→ **STATED PROBLEM**
Reproduce, exactly and in full, the lines from the one with "Recreate this image" through the one with "0.012, 0.015, 0.015];" in the data below; drop pictures.

→ **RECORDS FOR PROCESSING**

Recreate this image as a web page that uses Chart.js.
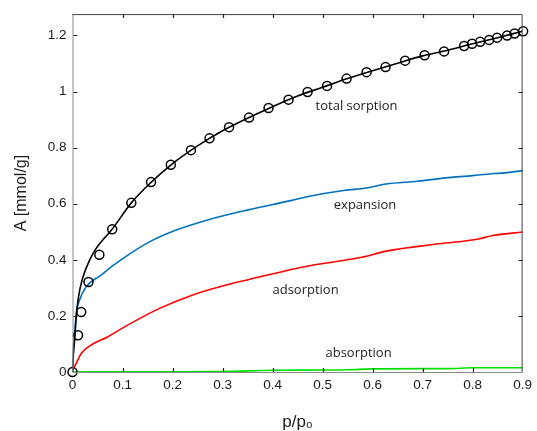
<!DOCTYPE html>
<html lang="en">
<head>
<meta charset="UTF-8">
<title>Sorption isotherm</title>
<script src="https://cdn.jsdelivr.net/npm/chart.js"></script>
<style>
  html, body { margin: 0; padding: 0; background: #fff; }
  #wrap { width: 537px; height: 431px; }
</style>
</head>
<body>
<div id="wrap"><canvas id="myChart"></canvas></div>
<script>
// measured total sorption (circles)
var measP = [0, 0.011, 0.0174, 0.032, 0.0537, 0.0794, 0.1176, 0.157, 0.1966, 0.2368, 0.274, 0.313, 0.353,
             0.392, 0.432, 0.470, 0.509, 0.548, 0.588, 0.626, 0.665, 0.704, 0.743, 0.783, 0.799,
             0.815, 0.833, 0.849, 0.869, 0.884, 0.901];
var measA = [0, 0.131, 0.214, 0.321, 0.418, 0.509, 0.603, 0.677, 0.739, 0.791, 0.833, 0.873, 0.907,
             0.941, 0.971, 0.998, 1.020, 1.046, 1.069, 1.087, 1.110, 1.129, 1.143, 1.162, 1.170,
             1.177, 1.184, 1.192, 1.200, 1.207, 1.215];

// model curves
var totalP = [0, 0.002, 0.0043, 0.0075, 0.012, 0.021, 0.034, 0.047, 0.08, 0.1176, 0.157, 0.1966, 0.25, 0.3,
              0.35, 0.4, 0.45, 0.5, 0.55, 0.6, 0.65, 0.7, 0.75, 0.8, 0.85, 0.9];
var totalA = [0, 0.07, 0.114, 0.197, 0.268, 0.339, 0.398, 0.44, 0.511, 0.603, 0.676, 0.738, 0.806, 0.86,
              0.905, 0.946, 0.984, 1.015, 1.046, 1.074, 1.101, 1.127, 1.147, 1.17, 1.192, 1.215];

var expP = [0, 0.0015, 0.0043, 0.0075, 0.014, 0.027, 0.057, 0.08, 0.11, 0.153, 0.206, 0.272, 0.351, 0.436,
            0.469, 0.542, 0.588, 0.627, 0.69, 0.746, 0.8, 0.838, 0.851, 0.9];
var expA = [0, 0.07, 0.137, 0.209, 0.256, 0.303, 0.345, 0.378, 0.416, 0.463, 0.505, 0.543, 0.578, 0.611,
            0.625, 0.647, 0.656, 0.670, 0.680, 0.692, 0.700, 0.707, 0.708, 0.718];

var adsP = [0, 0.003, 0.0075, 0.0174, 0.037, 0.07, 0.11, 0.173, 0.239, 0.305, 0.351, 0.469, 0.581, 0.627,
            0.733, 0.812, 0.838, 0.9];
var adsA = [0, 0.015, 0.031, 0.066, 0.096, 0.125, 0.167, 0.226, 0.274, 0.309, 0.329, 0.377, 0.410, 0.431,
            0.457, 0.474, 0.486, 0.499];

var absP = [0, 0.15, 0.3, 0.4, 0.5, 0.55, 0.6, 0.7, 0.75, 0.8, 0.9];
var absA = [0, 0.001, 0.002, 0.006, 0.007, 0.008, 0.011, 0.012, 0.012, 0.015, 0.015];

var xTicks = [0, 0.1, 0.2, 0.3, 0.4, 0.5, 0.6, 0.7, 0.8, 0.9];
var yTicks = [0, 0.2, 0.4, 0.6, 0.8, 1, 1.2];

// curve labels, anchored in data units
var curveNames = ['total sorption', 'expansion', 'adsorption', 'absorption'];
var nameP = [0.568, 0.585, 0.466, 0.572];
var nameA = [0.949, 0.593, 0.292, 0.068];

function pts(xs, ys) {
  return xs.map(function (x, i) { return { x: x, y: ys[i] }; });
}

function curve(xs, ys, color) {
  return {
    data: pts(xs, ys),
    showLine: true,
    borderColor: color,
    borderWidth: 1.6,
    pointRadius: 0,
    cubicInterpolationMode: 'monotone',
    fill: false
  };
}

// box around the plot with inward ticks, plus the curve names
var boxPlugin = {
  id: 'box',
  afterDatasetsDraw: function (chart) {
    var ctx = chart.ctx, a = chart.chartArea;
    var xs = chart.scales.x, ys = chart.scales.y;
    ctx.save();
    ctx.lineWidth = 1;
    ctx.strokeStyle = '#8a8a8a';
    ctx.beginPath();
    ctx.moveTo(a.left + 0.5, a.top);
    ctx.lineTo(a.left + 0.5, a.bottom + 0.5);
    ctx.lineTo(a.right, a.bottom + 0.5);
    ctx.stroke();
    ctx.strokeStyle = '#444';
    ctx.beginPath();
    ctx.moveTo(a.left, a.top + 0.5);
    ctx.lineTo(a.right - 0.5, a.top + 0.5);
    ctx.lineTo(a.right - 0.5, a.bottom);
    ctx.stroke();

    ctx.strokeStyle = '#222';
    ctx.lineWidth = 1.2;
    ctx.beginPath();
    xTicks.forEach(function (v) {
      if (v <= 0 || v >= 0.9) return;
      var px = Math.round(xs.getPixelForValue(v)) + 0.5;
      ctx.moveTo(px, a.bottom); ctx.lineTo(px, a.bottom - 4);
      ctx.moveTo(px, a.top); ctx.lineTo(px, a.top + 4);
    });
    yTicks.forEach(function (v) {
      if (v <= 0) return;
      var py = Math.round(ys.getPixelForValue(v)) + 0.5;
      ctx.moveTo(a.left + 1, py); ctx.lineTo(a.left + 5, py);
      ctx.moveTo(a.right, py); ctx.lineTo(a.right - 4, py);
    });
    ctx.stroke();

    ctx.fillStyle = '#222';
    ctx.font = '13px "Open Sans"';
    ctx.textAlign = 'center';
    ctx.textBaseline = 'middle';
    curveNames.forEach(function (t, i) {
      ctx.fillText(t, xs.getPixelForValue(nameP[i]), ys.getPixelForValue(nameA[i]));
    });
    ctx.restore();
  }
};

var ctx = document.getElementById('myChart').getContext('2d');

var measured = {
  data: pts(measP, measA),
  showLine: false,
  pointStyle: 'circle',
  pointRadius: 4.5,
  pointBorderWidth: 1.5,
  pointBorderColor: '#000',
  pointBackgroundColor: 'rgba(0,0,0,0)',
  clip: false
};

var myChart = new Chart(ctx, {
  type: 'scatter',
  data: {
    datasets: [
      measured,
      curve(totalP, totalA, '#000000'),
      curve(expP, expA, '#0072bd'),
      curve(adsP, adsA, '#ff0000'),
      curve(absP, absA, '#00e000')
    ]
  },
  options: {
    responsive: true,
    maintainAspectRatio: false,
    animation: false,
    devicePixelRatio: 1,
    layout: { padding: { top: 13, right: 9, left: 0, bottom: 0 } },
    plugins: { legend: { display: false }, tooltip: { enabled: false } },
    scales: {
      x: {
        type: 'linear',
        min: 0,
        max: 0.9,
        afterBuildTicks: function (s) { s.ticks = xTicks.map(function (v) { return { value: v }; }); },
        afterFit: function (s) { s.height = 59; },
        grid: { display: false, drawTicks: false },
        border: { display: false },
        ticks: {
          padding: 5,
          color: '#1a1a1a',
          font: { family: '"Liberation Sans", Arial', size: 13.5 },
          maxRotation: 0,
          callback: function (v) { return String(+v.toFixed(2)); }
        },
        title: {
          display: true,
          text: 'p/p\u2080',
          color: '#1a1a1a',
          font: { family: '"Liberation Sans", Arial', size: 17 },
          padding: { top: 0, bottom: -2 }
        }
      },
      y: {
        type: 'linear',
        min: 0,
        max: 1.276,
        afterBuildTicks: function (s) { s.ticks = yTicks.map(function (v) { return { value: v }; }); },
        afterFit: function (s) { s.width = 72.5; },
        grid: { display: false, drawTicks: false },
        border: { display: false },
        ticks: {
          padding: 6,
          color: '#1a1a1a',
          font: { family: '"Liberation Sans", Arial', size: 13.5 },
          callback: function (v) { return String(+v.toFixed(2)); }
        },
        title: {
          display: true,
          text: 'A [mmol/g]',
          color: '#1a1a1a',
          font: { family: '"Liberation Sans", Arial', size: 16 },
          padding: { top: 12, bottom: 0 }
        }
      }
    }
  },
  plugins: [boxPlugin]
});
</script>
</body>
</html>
--
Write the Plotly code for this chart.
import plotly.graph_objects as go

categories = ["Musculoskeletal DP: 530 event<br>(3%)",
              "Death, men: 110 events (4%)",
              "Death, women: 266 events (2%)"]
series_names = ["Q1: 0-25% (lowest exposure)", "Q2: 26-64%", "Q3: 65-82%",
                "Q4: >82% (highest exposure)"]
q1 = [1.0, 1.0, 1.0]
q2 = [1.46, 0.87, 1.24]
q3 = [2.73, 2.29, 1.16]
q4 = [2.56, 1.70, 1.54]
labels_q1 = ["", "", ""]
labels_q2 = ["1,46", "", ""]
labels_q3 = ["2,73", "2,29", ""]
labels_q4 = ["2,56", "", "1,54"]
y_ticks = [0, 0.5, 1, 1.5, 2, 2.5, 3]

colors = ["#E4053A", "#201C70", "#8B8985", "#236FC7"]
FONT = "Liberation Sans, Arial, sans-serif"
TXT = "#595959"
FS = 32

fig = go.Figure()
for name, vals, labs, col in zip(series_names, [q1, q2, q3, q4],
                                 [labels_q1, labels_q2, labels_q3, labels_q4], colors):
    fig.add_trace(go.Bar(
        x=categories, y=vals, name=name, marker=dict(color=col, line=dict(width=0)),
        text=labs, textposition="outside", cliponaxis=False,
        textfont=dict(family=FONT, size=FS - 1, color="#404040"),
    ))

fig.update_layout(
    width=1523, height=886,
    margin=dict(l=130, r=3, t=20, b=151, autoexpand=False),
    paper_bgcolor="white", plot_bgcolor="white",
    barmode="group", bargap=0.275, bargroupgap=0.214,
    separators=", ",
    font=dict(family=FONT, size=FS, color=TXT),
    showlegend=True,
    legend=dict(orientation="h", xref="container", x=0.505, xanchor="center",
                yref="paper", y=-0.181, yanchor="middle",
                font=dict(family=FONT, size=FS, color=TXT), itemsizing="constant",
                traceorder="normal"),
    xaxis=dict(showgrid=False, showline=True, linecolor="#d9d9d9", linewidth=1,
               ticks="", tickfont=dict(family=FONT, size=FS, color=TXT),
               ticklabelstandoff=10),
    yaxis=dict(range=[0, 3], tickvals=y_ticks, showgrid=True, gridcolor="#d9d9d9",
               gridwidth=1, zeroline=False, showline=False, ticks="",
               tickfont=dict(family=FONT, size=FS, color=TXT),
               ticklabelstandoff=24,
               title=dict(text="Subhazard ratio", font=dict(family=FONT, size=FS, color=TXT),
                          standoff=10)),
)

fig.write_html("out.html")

→ **EXPECTED ANSWER**
Recreate this image as a web page that uses Chart.js.
<!DOCTYPE html>
<html lang="en">
<head>
<meta charset="UTF-8">
<title>Sorption isotherm</title>
<script src="https://cdn.jsdelivr.net/npm/chart.js"></script>
<style>
  html, body { margin: 0; padding: 0; background: #fff; }
  #wrap { width: 537px; height: 431px; }
</style>
</head>
<body>
<div id="wrap"><canvas id="myChart"></canvas></div>
<script>
// measured total sorption (circles)
var measP = [0, 0.011, 0.0174, 0.032, 0.0537, 0.0794, 0.1176, 0.157, 0.1966, 0.2368, 0.274, 0.313, 0.353,
             0.392, 0.432, 0.470, 0.509, 0.548, 0.588, 0.626, 0.665, 0.704, 0.743, 0.783, 0.799,
             0.815, 0.833, 0.849, 0.869, 0.884, 0.901];
var measA = [0, 0.131, 0.214, 0.321, 0.418, 0.509, 0.603, 0.677, 0.739, 0.791, 0.833, 0.873, 0.907,
             0.941, 0.971, 0.998, 1.020, 1.046, 1.069, 1.087, 1.110, 1.129, 1.143, 1.162, 1.170,
             1.177, 1.184, 1.192, 1.200, 1.207, 1.215];

// model curves
var totalP = [0, 0.002, 0.0043, 0.0075, 0.012, 0.021, 0.034, 0.047, 0.08, 0.1176, 0.157, 0.1966, 0.25, 0.3,
              0.35, 0.4, 0.45, 0.5, 0.55, 0.6, 0.65, 0.7, 0.75, 0.8, 0.85, 0.9];
var totalA = [0, 0.07, 0.114, 0.197, 0.268, 0.339, 0.398, 0.44, 0.511, 0.603, 0.676, 0.738, 0.806, 0.86,
              0.905, 0.946, 0.984, 1.015, 1.046, 1.074, 1.101, 1.127, 1.147, 1.17, 1.192, 1.215];

var expP = [0, 0.0015, 0.0043, 0.0075, 0.014, 0.027, 0.057, 0.08, 0.11, 0.153, 0.206, 0.272, 0.351, 0.436,
            0.469, 0.542, 0.588, 0.627, 0.69, 0.746, 0.8, 0.838, 0.851, 0.9];
var expA = [0, 0.07, 0.137, 0.209, 0.256, 0.303, 0.345, 0.378, 0.416, 0.463, 0.505, 0.543, 0.578, 0.611,
            0.625, 0.647, 0.656, 0.670, 0.680, 0.692, 0.700, 0.707, 0.708, 0.718];

var adsP = [0, 0.003, 0.0075, 0.0174, 0.037, 0.07, 0.11, 0.173, 0.239, 0.305, 0.351, 0.469, 0.581, 0.627,
            0.733, 0.812, 0.838, 0.9];
var adsA = [0, 0.015, 0.031, 0.066, 0.096, 0.125, 0.167, 0.226, 0.274, 0.309, 0.329, 0.377, 0.410, 0.431,
            0.457, 0.474, 0.486, 0.499];

var absP = [0, 0.15, 0.3, 0.4, 0.5, 0.55, 0.6, 0.7, 0.75, 0.8, 0.9];
var absA = [0, 0.001, 0.002, 0.006, 0.007, 0.008, 0.011, 0.012, 0.012, 0.015, 0.015];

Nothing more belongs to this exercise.